Today is the day of St George, the patron saint of England, and, as it happens, the birthday of England's world renowned playwright, Shakespeare! (The great bard was born back in 1564 and he reputedly died on the same day in 1616).
Despite his famous dragon-slaying heroism, St George is not as widely celebrated as the other patron saints of the United Kingdom (St Andrew, St Patrick and St David) and recently there have been calls to revive the festival and even suggestions that St George should be replaced by a saint more closely related to England, such as St Alban. Little is known about the real St George. He was born in Turkey in the 3rd century CE into a Christian family and later moved to Palestine. He became a Roman soldier and protested against the Roman's persecution of Christians, for which he was imprisoned , tortured and beheaded. It's said that during the time of the Crusades he appeared in a vision to the Normans, granting them victory, and this is where he connection with England began. St George represents the ideals of bravery, honour and chivalry and, as well as England, became the patron saint of soldiers, knights, farmers, riders and more recently of scouts, as well as of several other nations, including Georgia, Lithuania, Palestine, Portugal, Germany and Greece.

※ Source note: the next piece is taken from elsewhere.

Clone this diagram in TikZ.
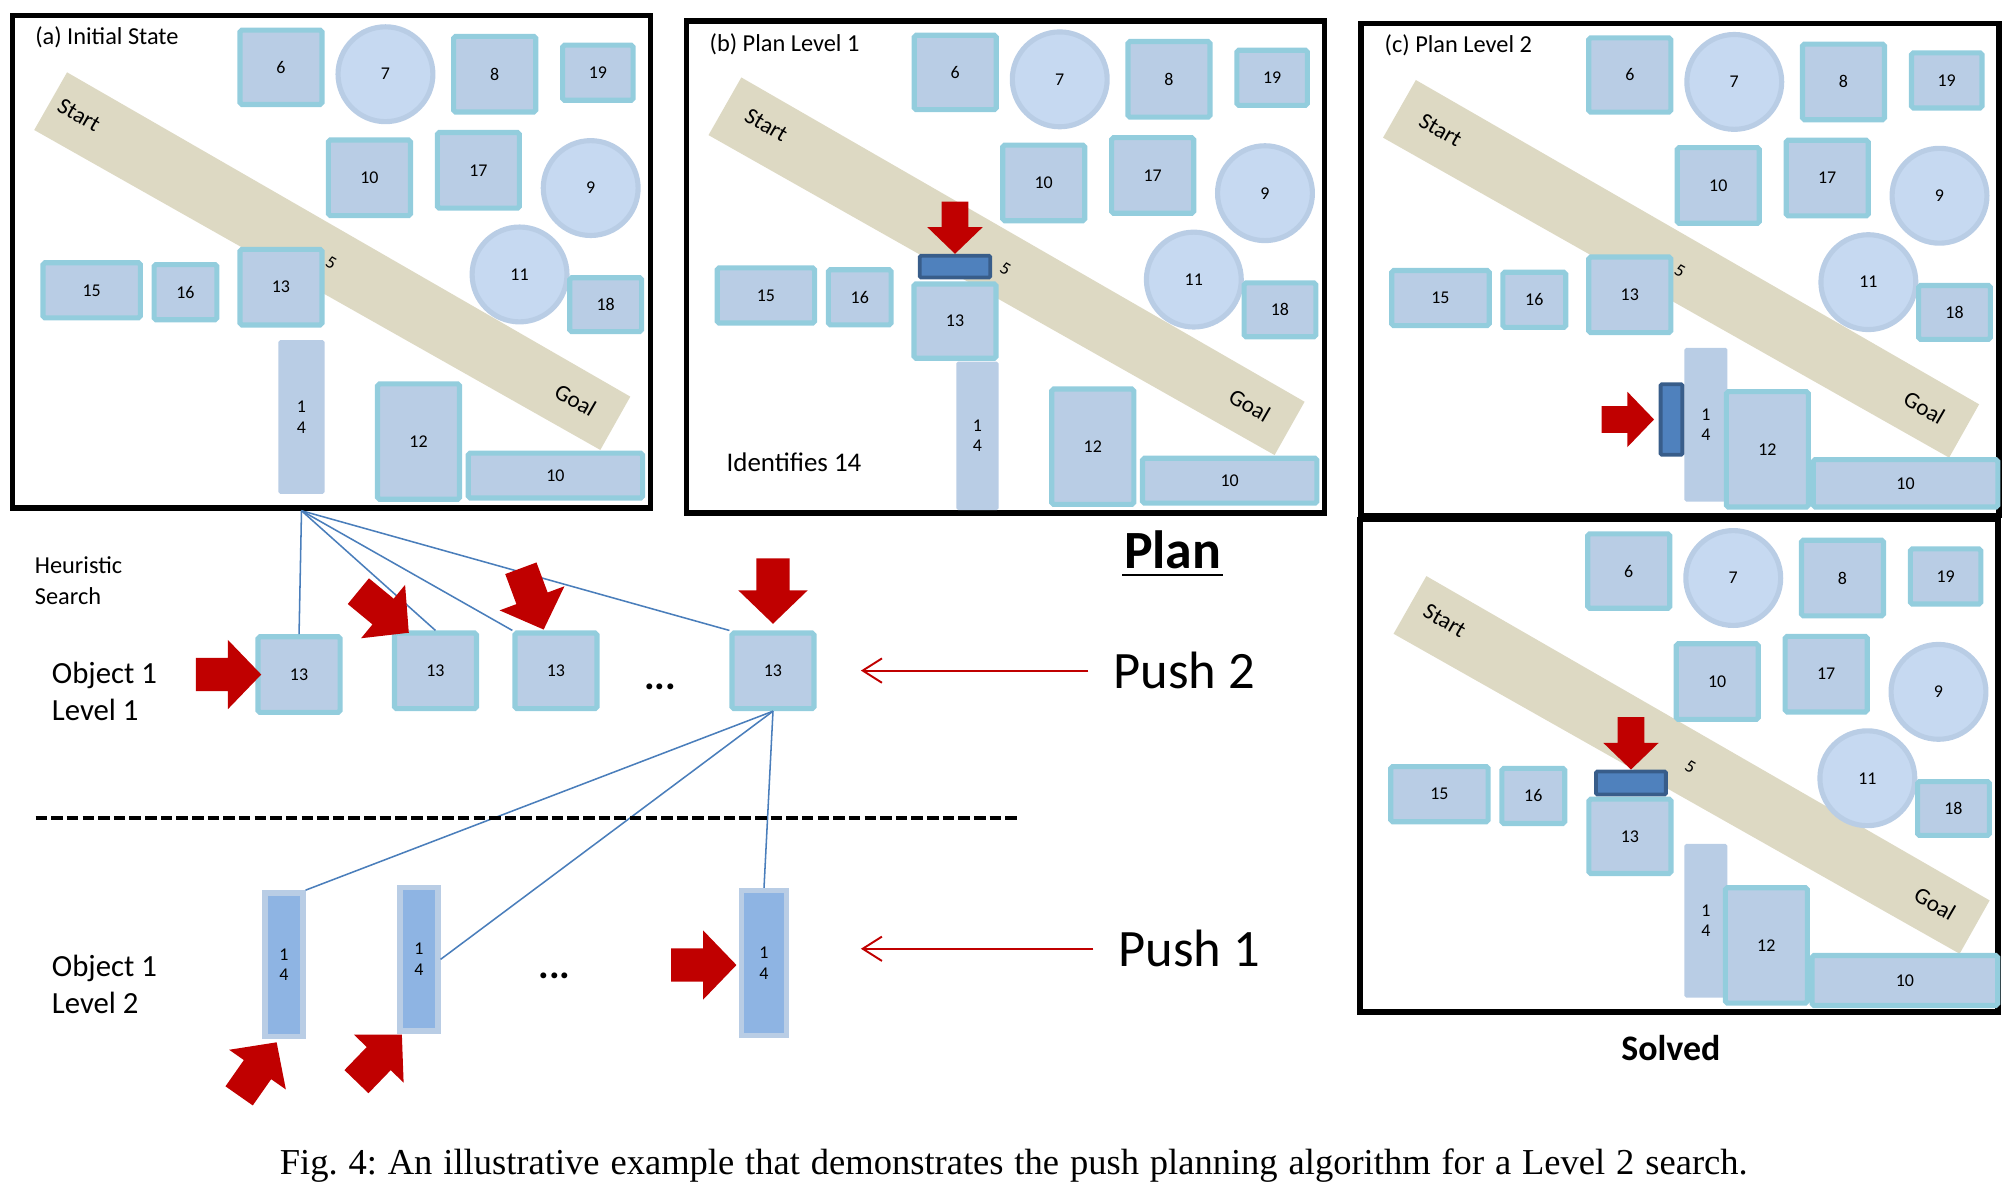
\documentclass[tikz,border=0pt]{standalone}
\usepackage{fontspec}
\setmainfont{Carlito}
\newfontfamily\capfont{Liberation Serif}
\usetikzlibrary{arrows.meta}

\definecolor{boxfill}{HTML}{B9CDE5}
\definecolor{boxline}{HTML}{93CDDD}
\definecolor{circfill}{HTML}{C6D9F1}
\definecolor{pathcol}{HTML}{DDD9C3}
\definecolor{pushfill}{HTML}{4F81BD}
\definecolor{pushline}{HTML}{385D8A}
\definecolor{barfill}{HTML}{8EB4E3}
\definecolor{arrred}{HTML}{C00000}
\definecolor{treeline}{HTML}{4A7EBB}

\tikzset{
  obj/.style={draw=boxline, fill=boxfill, line width=4pt, rounded corners=1.5pt, inner sep=0pt, font=\fontsize{14}{16}\selectfont},
  sq/.style={obj, minimum width=64pt, minimum height=59pt},
  disc/.style={circle, draw=boxfill, fill=circfill, line width=4pt, minimum size=74pt, inner sep=0pt, font=\fontsize{14}{16}\selectfont},
  longbar/.style={fill=boxfill, rounded corners=1.5pt, inner sep=0pt, align=center, font=\fontsize{14}{16}\selectfont},
  treebar/.style={draw=boxfill, fill=barfill, line width=4.4pt, inner sep=0pt, minimum width=29.6pt, minimum height=112pt, align=center, font=\fontsize{14}{16}\selectfont},
  pusher/.style={draw=pushline, fill=pushfill, line width=3pt, rounded corners=1pt, inner sep=0pt},
  panel/.style={draw=black, line width=4.4pt, minimum width=497.7pt, minimum height=384pt, inner sep=0pt},
  title/.style={anchor=base west, inner sep=0pt, font=\fontsize{19}{23}\selectfont},
  lanetext/.style={inner sep=0pt, rotate=-30, font=\fontsize{18}{22}\selectfont},
  words/.style={anchor=base west, inner sep=0pt, align=left},
  dots/.style={anchor=base, inner sep=0pt, font=\bfseries\fontsize{31}{36}\selectfont},
  branch/.style={draw=treeline, line width=1.2pt},
  pusharrow/.style={draw=arrred, line width=1.5pt, -{Straight Barb[length=15pt,width=19pt]}},
  blockarrow/.pic={\fill[arrred] (0,0) -- (-26,27) -- (-26,13) -- (-51,13) -- (-51,-13) -- (-26,-13) -- (-26,-27) -- cycle;}
}

% frame, path and the fixed obstacles of one panel
% #1: shift of the path, #2: place of "Start", #3: what lies under the obstacles
\newcommand{\drawscene}[3]{%
  \node[panel] (frame) at (258.5,204.2) {};
  \begin{scope}[xshift=#1]
    \fill[pathcol] (52.3,56.4) -- (491.7,309.4) -- (468.3,351) -- (26.7,101.4) -- cycle;
    \node[lanetext] (start) at #2 {Start};
    \node[lanetext] (goal) at (449,312) {Goal};
    \node[lanetext, font=\fontsize{14}{16}\selectfont] (five) at (258.3,205.4) {5};
  \end{scope}
  #3
  \node[sq, minimum height=58pt] (6) at (219.2,52.5) {6};
  \node[disc] (7) at (300.7,57.9) {7};
  \node[sq] (8) at (385.9,57.9) {8};
  \node[obj, minimum width=55pt, minimum height=43pt] (19) at (466.4,56.7) {19};
  \node[sq] (10u) at (288.2,138.7) {10};
  \node[sq] (17) at (373.2,132.9) {17};
  \node[disc] (9) at (460.8,146.7) {9};
  \node[disc] (11) at (405.3,214.1) {11};
  \node[obj, minimum width=56pt, minimum height=42pt] (18) at (472.5,237.7) {18};
  \node[obj, minimum width=76pt, minimum height=43pt] (15) at (71.5,226.5) {15};
  \node[obj, minimum width=49pt, minimum height=43pt] (16) at (144.7,227.9) {16};
  \node[obj, minimum width=64pt, minimum height=90pt] (12) at (326.5,344.5) {12};
}

\begin{document}
\begin{tikzpicture}[x=1pt,y=-1pt]
  \useasboundingbox (0,0) rectangle (1568,924);

  % (a) initial state
  \begin{scope}[name prefix=a-]
    \drawscene{0pt}{(61.7,89.7)}{\node[longbar, minimum width=36pt, minimum height=120pt] (14) at (235.2,325.3) {1\\4};}
    \node[sq] (13) at (219.2,224) {13};
    \node[obj, minimum width=136pt, minimum height=35pt] (10l) at (433.3,371) {10};
    \node[title] (title) at (27.3,35.1) {(a) Initial State};
  \end{scope}

  % (b) plan level 1
  \begin{scope}[shift={(526,4)}, name prefix=b-]
    \drawscene{0pt}{(71.8,93.5)}{\node[longbar, minimum width=33pt, minimum height=116pt] (14) at (236.5,336) {1\\4};}
    \node[sq, minimum height=58pt] (13) at (219,246.5) {13};
    \node[obj, minimum width=136pt, minimum height=35pt] (10l) at (433.3,371) {10};
    \node[pusher, minimum width=55pt, minimum height=17pt] (pusher) at (219,204) {};
    \pic[rotate=-90, scale=0.8] at (pusher.north) {blockarrow};
    \node[words, font=\fontsize{21}{25}\selectfont] (note) at (40.6,363.8) {Identifies 14};
    \node[title] (title) at (27.4,35.8) {(b) Plan Level 1};
  \end{scope}

  % (c) plan level 2
  \begin{scope}[shift={(1052.2,6)}, name prefix=c-]
    \drawscene{0pt}{(71.5,95.4)}{\node[longbar, minimum width=33.6pt, minimum height=120pt] (14) at (278.6,325.3) {1\\4};}
    \node[sq] (13) at (219.2,224) {13};
    \node[obj, minimum width=144pt, minimum height=37pt] (10l) at (434.3,371) {10};
    \node[pusher, minimum width=17pt, minimum height=55pt] (pusher) at (251.7,321.2) {};
    \pic[scale=0.8] at ([xshift=-3.6pt]pusher.west) {blockarrow};
    \node[title] (title) at (27.8,35.1) {(c) Plan Level 2};
  \end{scope}

  % solved
  \begin{scope}[shift={(1051.4,393)}, name prefix=d-]
    \drawscene{9pt}{(66.6,91.2)}{\node[longbar, minimum width=33.5pt, minimum height=120pt] (14) at (279.3,325.2) {1\\4};}
    \node[sq, minimum height=58pt] (13) at (220.1,259.4) {13};
    \node[obj, minimum width=144.8pt, minimum height=39pt] (10l) at (434.6,371.9) {10};
    \node[pusher, minimum width=54.5pt, minimum height=18pt] (pusher) at (220.9,217.8) {};
    \pic[rotate=-90, scale=0.8] at (pusher.north) {blockarrow};
  \end{scope}

  % search tree
  \coordinate (root) at (a-frame.south -| a-14);
  \node[sq] (l1a) at (233.3,526.2) {13};
  \node[sq] (l1b) at (339.7,523.3) {13};
  \node[sq] (l1c) at (433.7,523.3) {13};
  \node[sq] (l1d) at (603,523.3) {13};
  \node[treebar] (l2a) at (221.4,752.6) {1\\4};
  \node[treebar] (l2b) at (326.7,748.4) {1\\4};
  \node[treebar, minimum width=35pt, minimum height=113pt] (l2c) at (596,751.3) {1\\4};

  \draw[branch] (root) -- (l1a.north);
  \foreach \t/\a in {l1b/north, l1c/north west, l1d/north west}
    \draw[branch] (root) -- (\t.\a);
  \draw[branch] (l1d.south) -- (l2a.north east);
  \draw[branch] (l1d.south) -- (l2b.east);
  \draw[branch] (l1d.south) -- (l2c.north);

  % pushes
  \pic at ([xshift=4.5pt]l1a.west) {blockarrow};
  \pic[rotate=-39.5] at ([xshift=13.2pt,yshift=-1.8pt]l1b.north west) {blockarrow};
  \pic[rotate=-69.6] at ([xshift=24.4pt,yshift=0.7pt]l1c.north west) {blockarrow};
  \pic[rotate=-90] at ([yshift=5.2pt]l1d.north) {blockarrow};
  \pic[rotate=55] at ([xshift=-5.6pt,yshift=-2.3pt]l2a.south) {blockarrow};
  \pic[rotate=46] at ([xshift=3.8pt,yshift=-0.5pt]l2b.south west) {blockarrow};
  \pic at ([xshift=-1.8pt,yshift=-1.5pt]l2c.west) {blockarrow};

  % labels (base of a two-line node is its last line)
  \node[words, font=\fontsize{19}{24}\selectfont] (heur) at (27,471.7) {Heuristic\\Search};
  \node[words, font=\fontsize{24}{28.6}\selectfont] (obj1) at (40.3,562.1) {Object 1\\Level 1};
  \node[words, font=\fontsize{24}{28.6}\selectfont] (obj2) at (40.3,790.3) {Object 1\\Level 2};
  \node[dots] (dots1) at (515,537.8) {...};
  \node[dots] (dots2) at (432.6,763.7) {...};
  \draw[black, line width=3pt, dash pattern=on 9pt off 3.2pt] (27.8,638.4) -- (794.4,638.4);

  \node[words, font=\fontsize{41}{48}\selectfont] (push2) at (868.5,537.2) {Push 2};
  \node[words, font=\fontsize{41}{48}\selectfont] (push1) at (872.4,754.2) {Push 1};
  \coordinate (tipx) at (671.6,0);
  \draw[pusharrow] ([xshift=-19.5pt]push2.west) -- (push2.west -| tipx);
  \draw[pusharrow] ([xshift=-19.5pt]push1.west) -- (push1.west -| tipx);

  \node[anchor=base, inner sep=0pt, font=\bfseries\fontsize{42}{50}\selectfont] (plan) at (914.8,443.4) {Plan};
  \draw[line width=2.1pt] ([xshift=-1pt,yshift=-5.2pt]plan.base west) -- ([xshift=1pt,yshift=-5.2pt]plan.base east);
  \node[anchor=base, inner sep=0pt, font=\bfseries\fontsize{28}{34}\selectfont] (solved) at (1303.4,826.9) {Solved};

  \node[anchor=base, inner sep=0pt, font=\capfont\fontsize{28.5}{34}\selectfont] (caption) at (790.8,916)
    {\frenchspacing\makebox[1145pt][s]{Fig. 4: An illustrative example that demonstrates the push planning algorithm for a Level 2 search.}};
\end{tikzpicture}
\end{document}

St George's day customs include the flying of the flag of St George, a red cross on a white background, the singing of the hymn Jerusalem and the wearing of a red rose, the national flower of England. The rose, the queen of flowers, has long been associated with England and the red rose has been England's emblem since the Wars of the Roses in which the royal houses of York (represented by a white rose) and Lancaster (represented by a red rose) battled it out for the throne from 1455 to 1485. Henry VII of the the victorious house of Lancaster became king and combined the white and red roses to make the Tudor rose (red with a white centre) when he married Elizabeth of York. Shakespeare himself went on to write about the Wars of the Roses in his history plays Henry VI and Richard II.
The red rose has since become a powerful and enduring symbol of romantic love, as wrote Scotland's famous poet, Robert Burns "O, my luve is like a red, red rose, That's newly sprung in June."